DETROIT (AP) - Recordings released Wednesday reveal three western Michigan police officers discussing giving an apparently intoxicated assistant prosecutor a break after a traffic crash in which one person was injured.
The recordings were made inadvertently as Grand Rapids police investigated the traffic crash involving then-Assistant Kent County Prosecutor Josh Kuiper, who allegedly drove the wrong way down a one-way street before crashing into a parked car, injuring a man. On the recordings, Officer Adam Ickes tells his supervisor, then-Lt. Matthew Janiskee, during a phone call that Kuiper appears intoxicated and that he had admitted that he had been drinking. But Kuiper was not asked to take a breathalyzer test for alcohol and was not charged with drunken driving.
The recordings of five phone calls from November 2016 were released to the MLive Media Group following a court battle, the Grand Rapids city manager’s office said.
Ickes is heard telling Janiskee, “I got Josh Kuiper from the prosecutor’s office - wrong way - visibly intox … as I approached, driving the wrong way and struck a parked car. There was a guy getting into the car at the time who got knocked to the ground - not sure on injuries at this point.”
Janiskee responds, “Can we do sobriety and go from there? Let’s pass him if we can. If we can’t, we can’t. I’d like to pass him on sobriety,” referring to a field sobriety test in which an officer asks a motorist to perform a set of tasks that are difficult to perform when drunk.
“All right. I’ll do what I can,” Ickes says.
In another phone call, Sgt. Thomas Warwick, who was also investigating the crash, is heard telling Janiskee that Kuiper is “gonna get a ticket for driving the wrong way on a one-way.”
“OK,” Janiskee responds.
“And then that’s it,” Warwick says.
Kuiper later was charged with reckless driving causing injury and resigned from the prosecutor’s office.

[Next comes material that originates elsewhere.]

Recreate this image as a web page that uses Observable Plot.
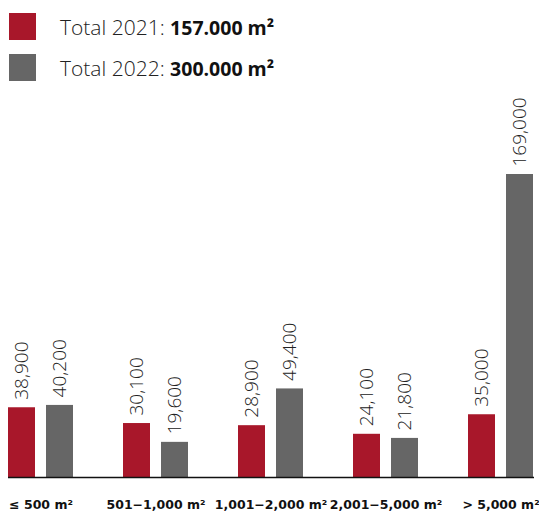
<!DOCTYPE html>
<html>
<head>
<meta charset="utf-8">
<script src="https://cdn.jsdelivr.net/npm/d3@7"></script>
<script src="https://cdn.jsdelivr.net/npm/@observablehq/plot@0.6"></script>
<style>
  html, body { margin: 0; padding: 0; background: #fff; }
  body { width: 539px; height: 514px; overflow: hidden; font-family: "Open Sans", sans-serif; }
  #legend { position: relative; height: 90px; }
  .item { position: absolute; left: 9px; display: flex; align-items: center; }
  .sw { width: 27px; height: 27px; }
  .lbl { margin-left: 24px; padding-top: 2px; font-size: 21px; font-weight: 300; color: #222; white-space: nowrap; }
  .lbl b { font-weight: 700; font-size: 19.5px; color: #111; }
  #chart svg { display: block; }
</style>
</head>
<body>
<div id="legend"></div>
<div id="chart"></div>
<script>
const categories = ["≤ 500 m²", "501−1,000 m²", "1,001−2,000 m²", "2,001−5,000 m²", "> 5,000 m²"];
const values2021 = [38900, 30100, 28900, 24100, 35000];
const values2022 = [40200, 19600, 49400, 21800, 169000];
const seriesNames = ["Total 2021", "Total 2022"];
const seriesTotals = ["157.000 m²", "300.000 m²"];
const seriesColors = ["#a8172a", "#666666"];

const legend = document.getElementById("legend");
seriesNames.forEach((n, i) => {
  const it = document.createElement("div");
  it.className = "item";
  it.style.top = (11 + i * 41) + "px";
  it.innerHTML = `<div class="sw" style="background:${seriesColors[i]}"></div><div class="lbl">${n}: <b>${seriesTotals[i]}</b></div>`;
  legend.appendChild(it);
});

const d2021 = categories.map((c, i) => ({cat: c, value: values2021[i]}));
const d2022 = categories.map((c, i) => ({cat: c, value: values2022[i]}));
const fmt = d3.format(",");

const chart = Plot.plot({
  width: 539,
  height: 424,
  marginLeft: 8,
  marginRight: 5,
  marginTop: 84,
  marginBottom: 37,
  style: {fontFamily: "Open Sans, sans-serif", background: "#fff"},
  x: {domain: categories, paddingInner: 0.434, paddingOuter: 0, label: null},
  y: {domain: [0, 169000], axis: null},
  marks: [
    Plot.barY(d2021, {x: "cat", y: "value", fill: seriesColors[0], insetRight: 38}),
    Plot.barY(d2022, {x: "cat", y: "value", fill: seriesColors[1], insetLeft: 38}),
    Plot.text(d2021, {x: "cat", y: "value", text: d => fmt(d.value), rotate: -90, textAnchor: "start", dx: -19, dy: -8, fontSize: 19, fontWeight: 300, fill: "#222"}),
    Plot.text(d2022, {x: "cat", y: "value", text: d => fmt(d.value), rotate: -90, textAnchor: "start", dx: 19, dy: -8, fontSize: 19, fontWeight: 300, fill: "#222"}),
    Plot.ruleY([0], {stroke: "#111", strokeWidth: 1.5}),
    Plot.axisX({tickSize: 0, tickPadding: 23, fontSize: 12.5, fontWeight: "bold", fontFamily: "DejaVu Sans", color: "#111", label: null})
  ]
});
document.getElementById("chart").appendChild(chart);
</script>
</body>
</html>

Ickes and Warwick were suspended without pay. Janiskee was fired and is suing the city, saying his rights were violated when he was unknowingly recorded. None of the officers was charged with a crime.
Janiskee’s attorney, Andrew Rodenhouse, said Wednesday that it was natural for the officers to want to give Kuiper “a break” because, “They know him. He’s on their side.” He also described the calls as “workshop banter.”

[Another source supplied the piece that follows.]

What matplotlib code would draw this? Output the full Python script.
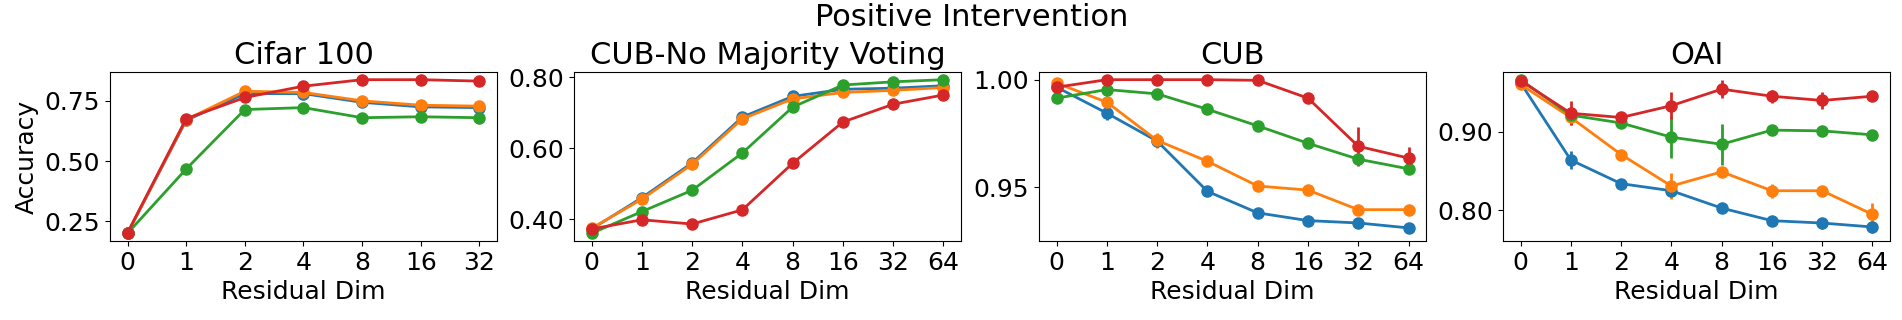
import matplotlib
matplotlib.use("Agg")
import matplotlib.pyplot as plt
from matplotlib.ticker import FormatStrFormatter

# residual dimensions (x tick labels)
dims_cifar = ["0", "1", "2", "4", "8", "16", "32"]
dims = ["0", "1", "2", "4", "8", "16", "32", "64"]

# Cifar 100
cifar_blue = [0.200, 0.669, 0.780, 0.780, 0.744, 0.725, 0.722]
cifar_orange = [0.200, 0.672, 0.790, 0.785, 0.750, 0.732, 0.728]
cifar_green = [0.200, 0.467, 0.714, 0.722, 0.680, 0.684, 0.680]
cifar_red = [0.202, 0.676, 0.764, 0.811, 0.838, 0.838, 0.832]

# CUB - no majority voting
nmv_blue = [0.373, 0.461, 0.559, 0.688, 0.746, 0.766, 0.769, 0.776]
nmv_orange = [0.375, 0.457, 0.555, 0.683, 0.739, 0.757, 0.763, 0.771]
nmv_green = [0.361, 0.422, 0.482, 0.587, 0.716, 0.778, 0.787, 0.793]
nmv_red = [0.373, 0.399, 0.387, 0.427, 0.558, 0.674, 0.724, 0.750]

# CUB
cub_blue = [0.9965, 0.9844, 0.9714, 0.9480, 0.9380, 0.9344, 0.9333, 0.9310]
cub_blue_err = [0.0, 0.0030, 0.0, 0.0, 0.0, 0.0020, 0.0, 0.0025]
cub_orange = [0.9984, 0.9895, 0.9717, 0.9620, 0.9505, 0.9486, 0.9395, 0.9395]
cub_orange_err = [0.0, 0.0, 0.0035, 0.0, 0.0, 0.0, 0.0, 0.0]
cub_green = [0.9914, 0.9954, 0.9934, 0.9862, 0.9785, 0.9704, 0.9630, 0.9585]
cub_green_err = [0.0, 0.0, 0.0, 0.0, 0.0, 0.0020, 0.0, 0.0]
cub_red = [0.9965, 1.0, 1.0, 1.0, 0.9997, 0.9914, 0.9690, 0.9635]
cub_red_err = [0.0, 0.0, 0.0, 0.0, 0.0, 0.0, 0.0090, 0.0050]

# OAI
oai_blue = [0.962, 0.864, 0.834, 0.825, 0.803, 0.787, 0.784, 0.779]
oai_blue_err = [0.0, 0.011, 0.0, 0.004, 0.0, 0.005, 0.007, 0.008]
oai_orange = [0.960, 0.918, 0.871, 0.831, 0.849, 0.825, 0.825, 0.795]
oai_orange_err = [0.0, 0.010, 0.0, 0.017, 0.0, 0.009, 0.0, 0.015]
oai_green = [0.966, 0.921, 0.911, 0.893, 0.884, 0.902, 0.901, 0.896]
oai_green_err = [0.0, 0.0, 0.0, 0.026, 0.026, 0.0, 0.0, 0.0]
oai_red = [0.9647, 0.9234, 0.918, 0.933, 0.954, 0.945, 0.9396, 0.945]
oai_red_err = [0.0, 0.015, 0.0, 0.017, 0.011, 0.008, 0.011, 0.0]

colors = ["tab:blue", "tab:orange", "tab:green", "tab:red"]

panels = [
    ("Cifar 100", dims_cifar, [cifar_blue, cifar_orange, cifar_green, cifar_red], None, [0.25, 0.50, 0.75]),
    ("CUB-No Majority Voting", dims, [nmv_blue, nmv_orange, nmv_green, nmv_red], None, [0.40, 0.60, 0.80]),
    ("CUB", dims, [cub_blue, cub_orange, cub_green, cub_red],
     [cub_blue_err, cub_orange_err, cub_green_err, cub_red_err], [0.95, 1.00]),
    ("OAI", dims, [oai_blue, oai_orange, oai_green, oai_red],
     [oai_blue_err, oai_orange_err, oai_green_err, oai_red_err], [0.80, 0.90]),
]

fig = plt.figure(figsize=(19.02, 3.2), dpi=100)
lefts = [0.0578, 0.3018, 0.5463, 0.7902]

for left, (title, labels, series, errs, yticks) in zip(lefts, panels):
    ax = fig.add_axes([left, 0.247, 0.2035, 0.528])
    x = list(range(len(labels)))
    for i, ys in enumerate(series):
        err = errs[i] if errs is not None else None
        ax.errorbar(x, ys, yerr=err, fmt="-o", color=colors[i], markersize=8,
                    linewidth=2, elinewidth=2, capsize=0)
    ax.set_xticks(x)
    ax.set_xticklabels(labels)
    ax.set_yticks(yticks)
    ax.yaxis.set_major_formatter(FormatStrFormatter("%.2f"))
    ax.tick_params(labelsize=18)
    ax.set_title(title, fontsize=22)
    ax.set_xlabel("Residual Dim", fontsize=18)
    if left == lefts[0]:
        ax.set_ylabel("Accuracy", fontsize=18)

fig.suptitle("Positive Intervention", fontsize=22, x=0.511, y=0.99)
fig.savefig("out.png", dpi=100)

“These are police officers - guys who every day deal with high-pressure, high-stress jobs working in a big city,” Rodenhouse said. “People speak differently when they don’t think they are being recorded.”
The calls were made on a police phone line marked “non-recorded,” but internal investigators looking into the officers’ actions discovered that calls on that line actually had been recorded since 2010. Grand Rapids said in a federal court filing that the recording was accidental and that no one at the city knew it was happening until December 2016.
MLive Media Group, which operates a number of Michigan newspapers, sued to have the recordings released under the Freedom of Information Act. The city initially denied the request, waiting for the federal court to determine whether releasing the recordings would violate federal wiretapping laws, but Michigan’s appeals court ruled Tuesday that they should be released.
City Manager Greg Sundstrom said Wednesday that he and other city officials were “outraged by the actions of these officers.”
“The city does not tolerate this type of behavior and, as such, we took swift disciplinary action.”